Church of San Bartolomeo, Venice

 

The church of San Bartolomeo or Chiesa di San Bortolomio is a sacred building in Venice, located in the San Marco district, in the homonymous field, between the Rialto bridge and San Salvador.

 

History

According to tradition, the church, initially dedicated to St. Demetrius of Thessalonica, was founded in 840 and had the prerogatives of a parish right from the start. It would have changed its name in 1170.
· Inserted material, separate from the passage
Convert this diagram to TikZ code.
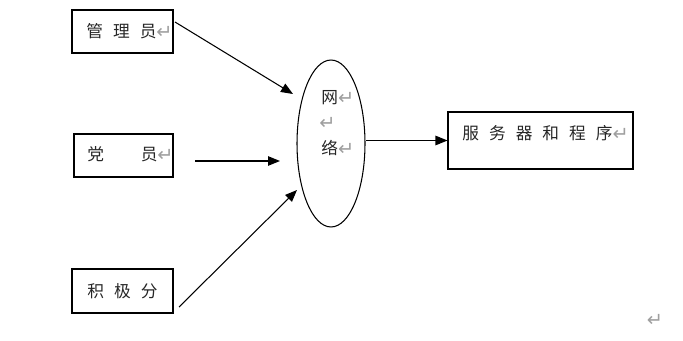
\documentclass[tikz,border=0pt]{standalone}
\usepackage{fontspec}
\newfontfamily\cjk{Noto Sans CJK SC}
\newfontfamily\symfont{DejaVu Sans}
\usepackage{xcolor}
\usetikzlibrary{arrows.meta, positioning, shapes.geometric}

\newcommand{\cgap}{\hspace{0.6em}}
\newcommand{\ret}{{\symfont\color{gray!75}\fontsize{11}{11}\selectfont\raisebox{-0.5pt}{↵}}}

\begin{document}
\begin{tikzpicture}[x=0.02cm, y=-0.02cm,
    box/.style={draw, line width=0.6pt, inner sep=0pt},
    txt/.style={inner sep=0pt, anchor=west, text=black!85, font=\cjk\fontsize{9.5}{11}\selectfont},
    link/.style={line width=0.6pt, -{Triangle[length=0.24cm, width=0.19cm]}}]
    \useasboundingbox (0, 0) rectangle (683, 341);

    % 左边三个框
    \node[box, minimum width=2.02cm, minimum height=0.86cm] (adm) at (122.5, 31.5) {};
    \node[txt] (admtxt) at (86, 31) {管\cgap 理\cgap 员\ret};
    \node[box, minimum width=1.98cm, minimum height=0.86cm] (pty) at (123.5, 155.5) {};
    \node[txt] (ptytxt) at (87, 154) {党\cgap\hspace{1em}\cgap 员\ret};
    \node[box, minimum width=2.02cm, minimum height=0.88cm] (act) at (122.5, 291) {};
    \node[txt] (acttxt) at (87, 291) {积\cgap 极\cgap 分};

    % 网络
    \node[box, ellipse, minimum width=1.36cm, minimum height=3.34cm] (net) at (331, 143.5) {};
    \node[txt] (net1) at (321, 98) {网\ret};
    \node[txt] (net2) at (319, 123) {\ret};
    \node[txt] (net3) at (321, 148) {络\ret};

    % 服务器
    \node[box, minimum width=3.7cm, minimum height=1.14cm] (srv) at (540.5, 140.5) {};
    \node[txt] (srvtxt) at (462, 133) {服\cgap 务\cgap 器\cgap 和\cgap 程\cgap 序\ret};

    % 箭头
    \coordinate (a1s) at (175, 22);
    \coordinate (a1e) at (293, 94);
    \coordinate (a2s) at (195, 161);
    \coordinate (a2e) at (280, 161);
    \coordinate (a3s) at (179, 307);
    \coordinate (a3e) at (297, 190);
    \draw[link] (a1s) -- (a1e);
    \draw[link] (a2s) -- (a2e);
    \draw[link] (a3s) -- (a3e);
    \draw[link] (srv.west -| net.east) -- (srv.west);

    % 段落标记
    \node[inner sep=0pt] (endmark) at (655, 320) {\ret};
\end{tikzpicture}
\end{document}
From the documents, on the other hand, it emerges that the parish status was acquired gradually, being able to be said to be fully acquired towards the middle of the thirteenth century. In the same period it ran into a long jurisdictional dispute with nearby San Salvador which, as a reformed rectory, was removed from the authority of the bishop of Castello. The dispute was temporarily resolved by Pope Lucius III who granted San Bartolomeo to the same canons of San Salvador, but just a few years later Pope Innocent III returned it to the secular clergy. A definitive reconciliation took place only in 1299, when the two parties agreed on the borders and on the allocation of tithes (which were to be collected by the Procurators of San Marco who would then arrange for their division).

In 1342 Pope John XXII assigned San Bartolomeo to the patriarchate of Grado, affiliating it to the church of San Silvestro. In 1451 the patriarchate of Grado was suppressed and its jurisdiction merged into the new patriarchate of Venice; the patriarch of Venice also inherited the power to appoint the parish priest. The affiliation to San Silvestro remained, to which the parish priest owed various obligations and tributes.

In 1810, after the fall of the Republic of Venice and the arrival of Napoleon, the parish of San Bartolomeo was suppressed and its territory was absorbed by San Salvador, while the church was demoted to vicarial as it is today.

 

Description

Although its size is not negligible, San Bartolomeo is imperceptible, if you do not notice the bell tower or the side entrance coming down from the Rialto bridge: in fact it is set among the buildings that surround it on all four sides. As for the building, it is a single-nave church with a dome at the intersection of this with the transept. There are also two sculptures by Enrico Merengo inside the church.

Inside we recall the paintings by Sante Peranda (Fall of the manna) Palma il Giovane (Punishment of the snakes) and the eighteenth-century high altar by Bernardino Maccaruzzi. In the presbytery and in the chapel on the right there are frescoes by Michelangelo Morlaiter. The organ doors are an early masterpiece by Sebastiano del Piombo.